Encore une vidéo libérale (faite par L'école de la Liberté, vous voyez je vous l'avait dit), l'argument évoqué ici est le suivant :
Dans une économie de marché, le prix des matières première ne peut que diminuer à long terme puisque le progrès technique rend leur extraction moins coûteuse. Du reste, toujours à long terme, il ne peut jamais y avoir de pénurie d'une matière première puisque le progrès technique rend accessible de nouvelles ressources.
Ce point de vue est soutenu par l'économiste Julian Simon, en opposition frontale avec les craintes des écologistes. Pour l’anecdote historique, en 1980 Simon a parié avec l'écologiste Paul Ehrlich, que le prix des matières première baisserait d'ici 1990, en accord avec ses théories. Entre 1980 et 1990, le prix des matières premières avait effectivement baissé et Simon remporta donc son pari, ce qui fait dire à l'auteur de la vidéo que Simon avait raison.
C'est une histoire marrante, mais pas vraiment intéressante en réalité, car le pari de Simon était complètement baisé: en 1980, on est juste après le deuxième choc pétrolier: le cours du pétrole atteint des sommets, entraînant avec lui le prix de toutes les matières premières à la hausse (l'extraction étant très coûteuse en énergie).

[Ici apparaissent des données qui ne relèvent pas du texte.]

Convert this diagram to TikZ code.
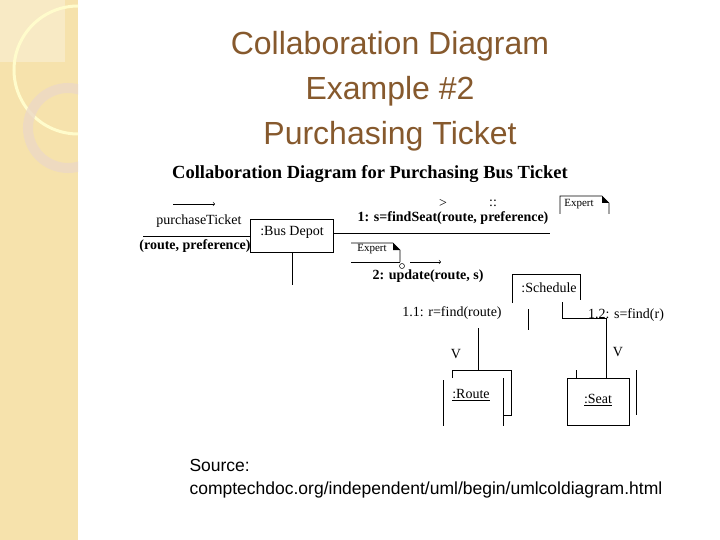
\documentclass[tikz,border=0pt]{standalone}
\usepackage{fontspec}
\setmainfont{Liberation Serif}
\newfontfamily\arialf{Liberation Sans}
\begin{document}
\begin{tikzpicture}[x=1pt,y=-1pt,
  ln/.style={line width=0.9pt,black},
  tx/.style={font=\fontsize{14}{15}\selectfont,inner sep=0pt},
  bt/.style={font=\bfseries\fontsize{14}{15}\selectfont,inner sep=0pt},
  bx/.style={draw,line width=0.9pt,inner sep=0pt}]
\useasboundingbox (0,0) rectangle (720,540);
\fill[white] (0,0) rectangle (720,540);
% left panel
\fill[orange!35!yellow!25!white!85!brown] (0,0) rectangle (78,540);
\begin{scope}
\clip (0,0) rectangle (78,540);
\fill[white,opacity=0.3] (0,0) rectangle (65,62);
\draw[white!80!yellow,line width=3pt] (78,70) circle (64);
\draw[brown!30!white,line width=10pt,opacity=0.8] (68,128) circle (40);
\end{scope}
% title
\node[font=\arialf\fontsize{32}{45}\selectfont,text=brown!70!black,align=center] (title) at (390,91)
 {Collaboration Diagram\\Example \#2\\Purchasing Ticket};
\node[font=\bfseries\fontsize{18.5}{19}\selectfont] (hdr) at (370,174) {Collaboration Diagram for Purchasing Bus Ticket};
% Bus depot
\node[bx,minimum width=83,minimum height=33] (bd) at (291.5,235.5) {};
\node[tx] (bdt) at (292,232) {:Bus Depot};
\coordinate (l0) at (143,236);
\draw[ln] (l0) -- (bd.west|-l0);
\coordinate (a1) at (173,204); \coordinate (a2) at (215,204);
\draw[line width=0.6pt,->] (a1) -- (a2);
\node[tx] (pt) at (199,221) {purchaseTicket};
\node[bt] (rp) at (195,246) {(route, preference)};
\coordinate (r1) at (550,233);
\draw[ln] (bd.east|-r1) -- (r1);
\coordinate (v1) at (292,285);
\draw[ln] (bd.south-|v1) -- (v1);
\node[tx] (gt) at (443,203) {>};
\node[tx] (cc) at (493,203) {::};
\node[bt] (m1) at (453,218) {1: s=findSeat(route, preference)};
% Expert notes
\node[tx,font=\fontsize{11}{12}\selectfont] (ex1) at (579,204) {Expert};
\draw[line width=0.6pt] (560,214) -- (560,196) -- (602,196) -- (609,203) -- (609,214);
\fill (602,196) -- (609,203) -- (602,203) -- cycle;
\node[tx,font=\fontsize{11}{12}\selectfont] (ex2) at (372,249) {Expert};
\draw[line width=0.6pt] (351,243) -- (393,243) -- (400,250) -- (400,262);
\fill (393,243) -- (400,250) -- (393,250) -- cycle;
\draw[line width=0.6pt] (351,262) -- (400,262);
\node[draw,circle,line width=0.5pt,minimum size=5pt,inner sep=0pt] (oc) at (402,266) {};
\coordinate (b1) at (410,262); \coordinate (b2) at (441,262);
\draw[line width=0.6pt,->] (b1) -- (b2);
\node[bt] (m2) at (428,276) {2: update(route, s)};
% Schedule
\draw[ln] (512,303) -- (512,274) -- (580,274) -- (580,300);
\node[tx] (sch) at (549,288) {:Schedule};
\node[tx] (m11) at (452,313) {1.1: r=find(route)};
\node[tx] (m12) at (626,315) {1.2: s=find(r)};
\draw[ln] (528,309) -- (528,330);
\draw[ln] (562,302) -- (562,318) -- (606,318) -- (606,378);
\node[tx] (va) at (456,354) {V};
\node[tx] (vb) at (618,352) {V};
% Route
\draw[ln] (478,328) -- (478,370);
\draw[ln] (452,378) -- (452,370) -- (511,370) -- (511,415) -- (503,415);
\draw[ln] (503,378) -- (503,426);
\draw[ln] (443,380) -- (443,426);
\node[tx] (rt) at (471,395) {\underline{:Route}};
% Seat
\node[bx,minimum width=62,minimum height=47] (seat) at (598,401.5) {};
\node[tx] (st) at (598,400) {\underline{:Seat}};
\draw[ln] (576,370) -- (576,378);
\draw[ln] (636,370) -- (636,415);
% source
\node[anchor=west,font=\arialf\fontsize{17.5}{23}\selectfont,align=left] (src) at (186,479)
 {Source:\\comptechdoc.org/independent/uml/begin/umlcoldiagram.html};
\end{tikzpicture}
\end{document}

Deuxièmement, 1980 c'est aussi la dernière année d'inflation forte aux États-Unis, la Fed (la banque centrale américaine) vient à peine de commencer à contrôler l'évolution de la masse monétaire et on a encore des dollars en abondance, ce qui tire aussi les prix des matières premières vers le haut. Avec la nouvelle politique monétaire de la Fed et le contre-choc pétrolier au début des années 80, le pari était une victoire facile pour Simon, indépendamment de la validité ou non de ses théories.
Revenons à la théorie en elle-même: elle repose sur l'idée que le progrès technique rend l'extraction de ressource de moins en moins difficile, et donc de moins en moins coûteuse. C'est vrai lorsque l'on reste sur un gisement donné : tant que l'on cherche à extraire une ressource au même endroit, le coût d'extraction va baisser au fil du temps parce quel les moyens techniques s'améliorent. C'est notamment vrai lorsqu'on parle de production agricole dans un champ : là où il fallait 100 personnes pour entretenir une certaine surface agricole au début du XXème siècle, un seul agriculteur avec des machines agricoles moderne y parvient sans difficulté : le coût en travail d'une même production de blé a donc été réduite grâce au progrès technique.
Le problème avec les matières premières non-agricoles, c'est qu'elles ne sont pas renouvelables : une fois extraite, elle n'est plus disponible et il faut aller en chercher ailleurs. Et le problème, c'est que cet ailleurs n'est pas forcément aussi facile à extraire que le premier endroit : une fois que les gisements facilement exploitables sont épuisés, il faut alors se rabattre vers des gisements de plus en plus difficiles à exploiter : c'est notamment le cas du pétrole, où on exploite des gisements de plus en plus profonds, dans des conditions de plus en plus difficiles (haute-mer, montagne) ou pour récupérer du pétrole de moins en moins bonne qualité (schistes bitumineux du Canada). La difficulté d'extraction est sans commune mesure avec celle des champs pétroliers d'Arabie Saoudite exploitées depuis des décennies.
On a donc deux effets antagonistes : d'un côté le progrès technique qui rend moins coûteuse l'exploitation des gisements existant, de l'autre la difficulté toujours croissante d'accéder à la ressource. Lequel de ces deux effets est prépondérant ? Ça dépend du type de ressource et de la manière dont ses gisements sont répartis, de la vitesse d'amélioration de la technique et aussi de la croissance de la demande, il est donc impossible de conclure qu'un des effets l'emporte toujours sur l'autre comme le fait Simon. Ces 20 dernières années par exemple, l’essor économique des pays en développement a fortement tiré la demande à la hausse, et les prix des matières premières ont fortement augmenté.
De toute manière, le prix de marché ne dépend pas seulement de la capacité à produire des matières premières, mais aussi beaucoup au fonctionnement interne du marché (spéculation , recherche de placement alternatifs, etc.). En 2011 par exemple, alors que la demande mondiale n'était pas spécialement haute, les matières premières ont connu un sommet historique avant de retomber progressivement.
Quant à la question de la pénurie de matière première, on ne peut pas affirmer qu'elle est inévitable (après tout, l'homme pourrait bien partir coloniser l'espace pour récupérer des matières premières) mais si la consommation de ressources continue d'augmenter à son rythme actuel, on a quand même de bonne chance d'avoir des soucis à moyen-terme.